Dans son intervention du 20 avril 2009 à Genève, le jour de l’ouverture du Colloque de l’ONU   qui coïncidait avec la journée annuelle du souvenir de la Shoah  , le président iranien a accusé Israël d’être le « régime le plus cruel et le plus raciste ». Il a stigmatisé la création de l’État hébreu après la victoire des Alliés sur le nazisme, esquissant pour l’occasion un récit historique parfaitement fantaisiste mettant une fois de plus l’Occident en accusation :
 
« Après la fin de la Seconde Guerre mondiale, ils [les Alliés] ont eu recours à l’agression militaire pour priver de terres une nation entière sous le prétexte de la souffrance juive. […] Ils ont envoyé des migrants d’Europe, des États-Unis et du monde de l’Holocauste pour établir un gouvernement totalement raciste en Palestine occupée. »
 
Les propos virulents du président iranien, applaudis par les pays musulmans et de nombreux pays africains et asiatiques, ont provoqué le départ de la salle du siège de l’ONU à Genève, sous les huées de la salle, d’une quarantaine de diplomates représentant 23 pays européens (4 autres pays ayant boycotté la réunion).

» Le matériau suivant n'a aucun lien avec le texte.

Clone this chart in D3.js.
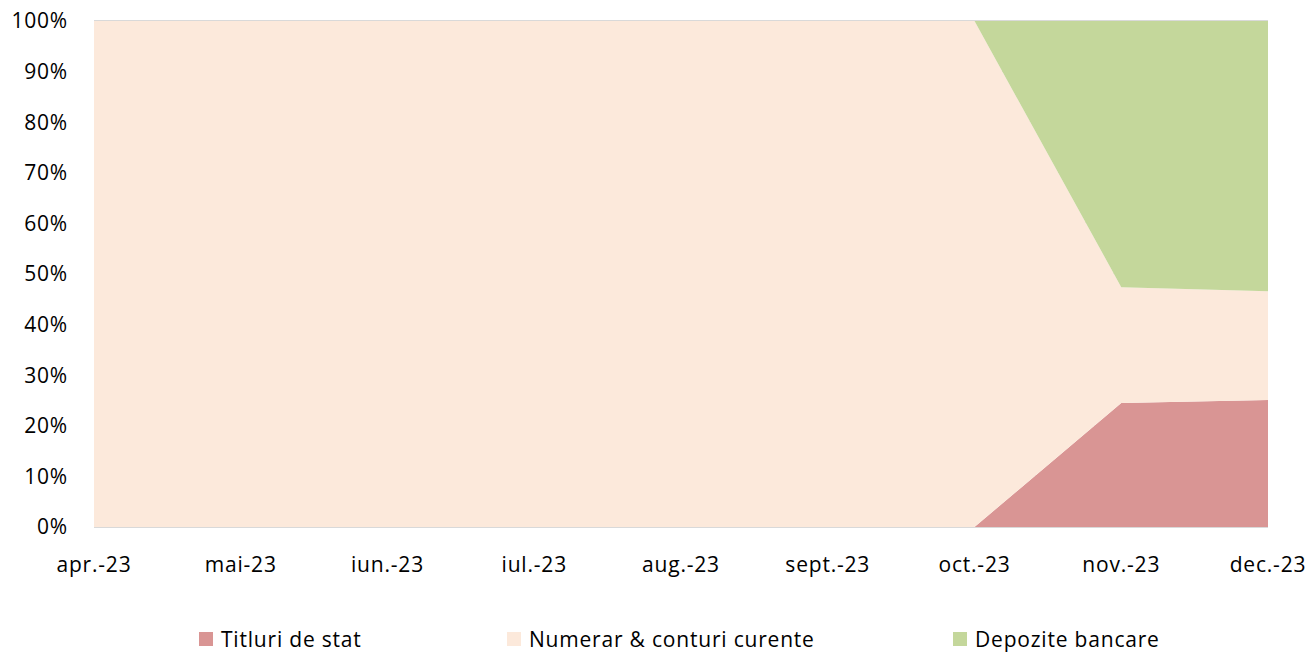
<!DOCTYPE html>
<html>
<head>
<meta charset="utf-8">
<script src="https://cdn.jsdelivr.net/npm/d3@7"></script>
<style>
  body { margin: 0; background: #fff; }
  svg text { font-family: "Open Sans", "Noto Sans", sans-serif; fill: #000; letter-spacing: 0.8px; }
</style>
</head>
<body>
<div id="chart"></div>
<script>
'use strict';

// months shown on the x axis
const months = ["apr.-23", "mai-23", "iun.-23", "iul.-23", "aug.-23", "sept.-23", "oct.-23", "nov.-23", "dec.-23"];
// share of each instrument in the portfolio, %
const titluri = [0, 0, 0, 0, 0, 0, 0, 24.5, 25.1];
const numerar = [100, 100, 100, 100, 100, 100, 100, 22.9, 21.5];
const depozite = [0, 0, 0, 0, 0, 0, 0, 52.6, 53.4];
const seriesNames = ["Titluri de stat", "Numerar & conturi curente", "Depozite bancare"];
const colors = ["#d99594", "#fce9db", "#c4d79b"];
const yTicks = [0, 10, 20, 30, 40, 50, 60, 70, 80, 90, 100];

const width = 1309, height = 653;
const margin = {top: 21, right: 41, bottom: 126, left: 94};

let rows = months.map((m, i) => ({month: m, t: titluri[i], n: numerar[i], d: depozite[i]}));
let stack = d3.stack().keys(["t", "n", "d"]);
let layers = stack(rows);

let svg = d3.select("#chart").append("svg")
    .attr("width", width)
    .attr("height", height);

let x = d3.scalePoint()
    .domain(months)
    .range([margin.left, width - margin.right]);

let y = d3.scaleLinear()
    .domain([0, 100])
    .range([height - margin.bottom, margin.top]);

// gridlines (mostly hidden behind the areas)
svg.append("g")
    .selectAll("line")
    .data(yTicks)
    .join("line")
    .attr("x1", margin.left)
    .attr("x2", width - margin.right)
    .attr("y1", d => Math.round(y(d)) + (d === 0 ? 0.5 : -0.5))
    .attr("y2", d => Math.round(y(d)) + (d === 0 ? 0.5 : -0.5))
    .attr("stroke", "#d9d9d9")
    .attr("stroke-width", 1);

let area = d3.area()
    .x(d => x(d.data.month))
    .y0(d => y(d[0]))
    .y1(d => y(d[1]));

svg.append("g")
    .selectAll("path")
    .data(layers)
    .join("path")
    .attr("d", area)
    .attr("fill", (d, i) => colors[i]);

// y axis labels
svg.append("g")
    .selectAll("text")
    .data(yTicks)
    .join("text")
    .attr("x", 68)
    .attr("y", d => y(d))
    .attr("dy", "0.35em")
    .attr("text-anchor", "end")
    .style("font-size", "21px")
    .text(d => d + "%");

// x axis labels
svg.append("g")
    .selectAll("text")
    .data(months)
    .join("text")
    .attr("x", d => x(d))
    .attr("y", 572)
    .attr("text-anchor", "middle")
    .style("font-size", "21px")
    .text(d => d);

// legend
let legendX = [199, 507, 953];
let legend = svg.append("g")
    .selectAll("g")
    .data(seriesNames)
    .join("g")
    .attr("transform", (d, i) => `translate(${legendX[i]},632)`);

legend.append("rect")
    .attr("width", 14)
    .attr("height", 14)
    .attr("fill", (d, i) => colors[i]);

legend.append("text")
    .attr("x", 22)
    .attr("y", 8)
    .attr("dy", "0.35em")
    .style("font-size", "21px")
    .text(d => d);
</script>
</body>
</html>
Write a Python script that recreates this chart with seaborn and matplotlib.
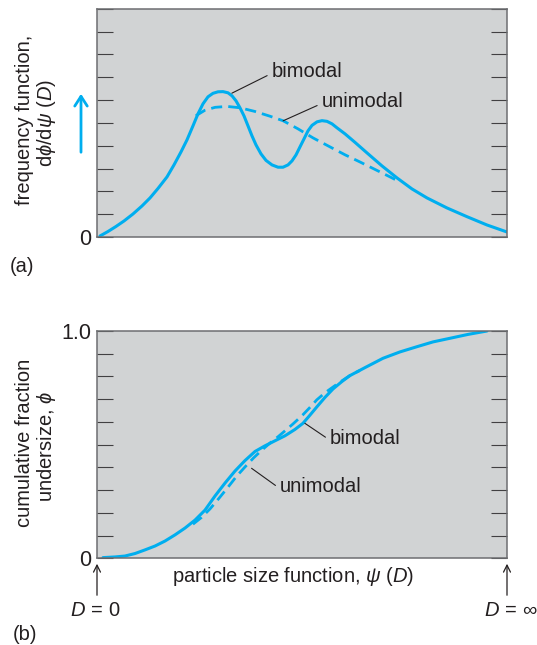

Pourtant, Ahmadinejad avait décidé au dernier moment, pour des raisons tactiques, d’atténuer la virulence de son allocution [16]. Le même jour, le leader du Nouveau parti anticapitaliste (NPA), Olivier Besancenot, effectuait une visite en Israël et à Gaza pour « témoigner de sa solidarité avec la population palestinienne et avec ceux qui, en Israël, s’opposent à la politique criminelle de leur État ». Lors de cette journée hautement symbolique, la connivence entre le camp islamiste (ou pro-islamiste) et le camp de la gauche radicale est apparue au grand jour. 
 
La diabolisation d’Israël, portée par la campagne BDS et les provocations pseudo-humanitaires des « flottilles » pour Gaza, a préparé le terrain pour ce qui s’annonce comme un Durban III, la quatrième « Conférence contre le racisme, la xénophobie, la discrimination et l’intolérance qui y est associée », organisée à New York entre les 17 et 22 septembre 2011, à l’occasion de laquelle devrait être soumise au vote onusien la création d’un État palestinien [17]. Parmi les « enjeux » de cette nouvelle conférence internationale, la militante pro palestinienne et « altermondialiste » Mireille Fanon-Mendès France fait un sort particulier à cette série d’accusations contre Israël : « Instauration d’un apartheid d’État en Israël à l’égard des Palestiniens d’Israël mais aussi contre les Palestiniens des territoires illégalement occupés, imposition d’un blocus à l’égard de la population de la Bande de Gaza, au prétexte qu’elle est une “entité hostile” alors que l’ensemble de ces populations sont [sic] victimes de discrimination sociale, politique et juridique. »
 
La diabolisation d’Israël sera bien à l’ordre du jour. On sait que la diabolisation de l’État juif, traité comme l’incarnation du mal, implique une mise en accusation permanente de la politique israélienne fondée sur trois bases de réduction : le racisme/nazisme/apartheid, la criminalité centrée sur le meurtre d’enfants palestiniens (ou musulmans) et le « complot sioniste mondial » (pour la domination, contre la paix, etc.). La série des conférences internationales au cours desquelles Israël a été mis en accusation a donné une légitimité institutionnelle aux formes les plus mythiques de diabolisation de l’ennemi désigné, « l’entité sioniste » - comme ils disent. Or, de la diabolisation dérive la délégitimation radicale de l’État juif, la négation de son droit à l’existence. C’est pourquoi il faut mettre en question la légitimité elle-même de ces conférences pseudo-antiracistes, mises en scène trompeuses du droit international dont le véritable objectif est de rendre acceptable l’élimination d’un État-nation, Israël, le seul au monde à être traité comme un État en trop. 
 
Notes : 
[15] Pierre-André Taguieff, La Nouvelle Judéophobie, Paris, Mille et une nuits, 2002, pp. 130-131, 140-145 ; Id., Prêcheurs de haine. Traversée de la judéophobie planétaire, Paris, Mille et une nuits, 2004, pp. 336 sq. 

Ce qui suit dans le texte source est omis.